Daimler likes headliner and other automotive foams to be based on ether foam because of its good hydrolysis resistance, Jauer explained. But about 80 percent of headliners are made by flame lamination, a process not best suited to conventional ether foams, he said. Jauer also pointed out that cars need flame-resistant foam, and ether foams can only fulfil this demand with flame retardants added.
Foam-backed laminates used for the headliners in interior car roofs cover up ‘lumpy’ irregular surfaces with improved contours, as well as providing a soft feel and offering protection against minor head injury injuries. Such laminates are also used for door panel and seat coverings, Jauer said.
Flame lamination — where a flame melts the foam lightly allowing it to bond to the fibre under pressure — is an automated process. It is “fast easy technology,” has good economics and has been around a long time, Jauer commented.

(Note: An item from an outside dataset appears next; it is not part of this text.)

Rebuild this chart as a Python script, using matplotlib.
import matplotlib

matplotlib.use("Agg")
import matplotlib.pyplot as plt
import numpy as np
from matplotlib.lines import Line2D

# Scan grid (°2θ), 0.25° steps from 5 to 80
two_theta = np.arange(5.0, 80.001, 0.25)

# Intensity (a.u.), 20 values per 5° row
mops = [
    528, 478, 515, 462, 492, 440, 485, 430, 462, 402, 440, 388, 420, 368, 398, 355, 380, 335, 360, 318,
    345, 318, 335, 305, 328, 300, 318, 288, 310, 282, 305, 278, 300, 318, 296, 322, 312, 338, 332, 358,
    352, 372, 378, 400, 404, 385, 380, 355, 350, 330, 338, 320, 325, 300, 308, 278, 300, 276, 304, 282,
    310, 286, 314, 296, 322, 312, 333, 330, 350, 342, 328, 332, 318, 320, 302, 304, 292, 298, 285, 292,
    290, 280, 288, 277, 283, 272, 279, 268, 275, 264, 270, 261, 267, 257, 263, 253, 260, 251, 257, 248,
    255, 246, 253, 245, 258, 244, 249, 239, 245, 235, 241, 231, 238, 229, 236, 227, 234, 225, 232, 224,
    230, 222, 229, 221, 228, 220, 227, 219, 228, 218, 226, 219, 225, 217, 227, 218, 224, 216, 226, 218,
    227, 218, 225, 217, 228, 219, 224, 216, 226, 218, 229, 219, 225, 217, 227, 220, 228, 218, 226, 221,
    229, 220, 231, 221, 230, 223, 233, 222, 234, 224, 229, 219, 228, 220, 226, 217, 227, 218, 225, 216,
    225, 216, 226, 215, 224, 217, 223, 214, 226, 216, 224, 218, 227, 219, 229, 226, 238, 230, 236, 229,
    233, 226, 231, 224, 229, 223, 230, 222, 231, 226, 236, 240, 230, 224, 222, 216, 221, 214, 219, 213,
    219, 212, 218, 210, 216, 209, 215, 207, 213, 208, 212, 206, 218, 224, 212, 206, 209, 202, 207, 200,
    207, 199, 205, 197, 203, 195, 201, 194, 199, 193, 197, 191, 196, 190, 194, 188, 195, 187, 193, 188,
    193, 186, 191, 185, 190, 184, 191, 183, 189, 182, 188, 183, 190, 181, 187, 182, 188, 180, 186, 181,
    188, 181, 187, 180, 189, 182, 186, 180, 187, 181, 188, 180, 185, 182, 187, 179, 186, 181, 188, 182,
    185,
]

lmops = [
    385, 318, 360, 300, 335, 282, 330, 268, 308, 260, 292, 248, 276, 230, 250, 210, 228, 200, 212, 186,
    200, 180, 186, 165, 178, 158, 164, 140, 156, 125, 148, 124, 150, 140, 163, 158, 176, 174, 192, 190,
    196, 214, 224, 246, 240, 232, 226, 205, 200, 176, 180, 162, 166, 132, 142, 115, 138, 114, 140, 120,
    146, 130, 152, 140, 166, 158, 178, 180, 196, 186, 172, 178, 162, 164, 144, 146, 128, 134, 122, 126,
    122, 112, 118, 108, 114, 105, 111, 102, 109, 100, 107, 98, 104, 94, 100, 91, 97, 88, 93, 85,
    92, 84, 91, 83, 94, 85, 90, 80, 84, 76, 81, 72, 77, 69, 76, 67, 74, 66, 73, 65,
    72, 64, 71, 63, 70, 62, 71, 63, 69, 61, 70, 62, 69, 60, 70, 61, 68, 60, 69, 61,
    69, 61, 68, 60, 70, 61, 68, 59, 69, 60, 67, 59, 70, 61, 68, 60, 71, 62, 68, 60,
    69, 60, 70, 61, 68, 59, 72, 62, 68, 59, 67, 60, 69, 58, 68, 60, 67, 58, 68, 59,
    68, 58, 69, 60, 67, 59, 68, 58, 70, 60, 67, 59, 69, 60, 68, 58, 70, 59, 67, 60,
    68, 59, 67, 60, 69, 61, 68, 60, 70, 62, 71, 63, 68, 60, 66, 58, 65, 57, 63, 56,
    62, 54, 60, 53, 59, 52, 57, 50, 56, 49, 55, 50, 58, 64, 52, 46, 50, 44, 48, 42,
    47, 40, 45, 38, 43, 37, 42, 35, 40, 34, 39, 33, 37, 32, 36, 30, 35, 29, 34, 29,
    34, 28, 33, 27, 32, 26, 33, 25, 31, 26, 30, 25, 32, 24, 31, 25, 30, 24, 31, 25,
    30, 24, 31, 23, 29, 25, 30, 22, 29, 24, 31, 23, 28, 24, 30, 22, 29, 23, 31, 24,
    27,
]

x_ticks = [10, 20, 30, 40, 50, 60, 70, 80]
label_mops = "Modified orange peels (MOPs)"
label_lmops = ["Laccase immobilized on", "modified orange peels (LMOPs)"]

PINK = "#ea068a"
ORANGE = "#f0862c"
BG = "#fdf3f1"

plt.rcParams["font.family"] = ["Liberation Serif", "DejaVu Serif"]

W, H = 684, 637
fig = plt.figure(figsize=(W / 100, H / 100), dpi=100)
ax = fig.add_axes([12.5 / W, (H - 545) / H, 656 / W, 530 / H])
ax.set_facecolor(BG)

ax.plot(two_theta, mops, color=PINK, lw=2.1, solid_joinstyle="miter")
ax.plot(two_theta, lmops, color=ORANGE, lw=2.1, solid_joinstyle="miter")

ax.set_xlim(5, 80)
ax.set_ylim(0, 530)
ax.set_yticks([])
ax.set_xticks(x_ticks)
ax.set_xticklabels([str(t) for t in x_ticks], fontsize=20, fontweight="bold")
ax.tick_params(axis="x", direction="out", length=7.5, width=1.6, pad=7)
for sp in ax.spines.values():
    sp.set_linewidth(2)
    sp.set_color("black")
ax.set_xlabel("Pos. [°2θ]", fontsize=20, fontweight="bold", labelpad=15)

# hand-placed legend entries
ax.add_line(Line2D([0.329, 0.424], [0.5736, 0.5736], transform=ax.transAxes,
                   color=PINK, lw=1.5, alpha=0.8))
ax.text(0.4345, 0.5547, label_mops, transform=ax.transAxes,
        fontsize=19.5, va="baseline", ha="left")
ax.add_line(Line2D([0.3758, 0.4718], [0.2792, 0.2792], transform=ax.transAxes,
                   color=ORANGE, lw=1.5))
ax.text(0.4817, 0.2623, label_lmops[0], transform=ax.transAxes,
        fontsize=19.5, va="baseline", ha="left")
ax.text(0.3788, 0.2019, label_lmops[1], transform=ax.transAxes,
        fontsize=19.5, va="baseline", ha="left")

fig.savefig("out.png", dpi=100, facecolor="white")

Adhesive laminating uses two layers of liquid adhesives on rollers, which pass over the foam. The process is carried out at lower temperatures and has lower emissions than flame lamination. It is also more expensive, and has the disadvantage is that if too much adhesive is added, it can harden the foam, Jauer pointed out.
Most headliner manufacturers – 80 percent – use flame lamination, said Jauer, and as a result ester foams are generally chosen for laminates, for example by German car companies Audi and BMW.
To try to meet Daimler’s demands, Otto Bock started development of flame-lamination formulations using polyether foam in 2000, going through many stages.
Then in 2009, Otto Bock came up with a medium-density foam which used new polyols and additives, and was very stable to hydrolysis, with a good burn rate, said Jauer.
This foam had the right density, fine cell structure, and very low emissions —”much below Daimler’s limits,” he added. In May this foam gained authorisation from Daimler, Jauer said.
Currently Otto Bock has completed a new dosing line for these formulations and some of this 4548 DFK-L foam has been received by the first customers. The company now aims to develop this further into a whole family of foams, with densities from 35-50 kg/m³, Jauer said.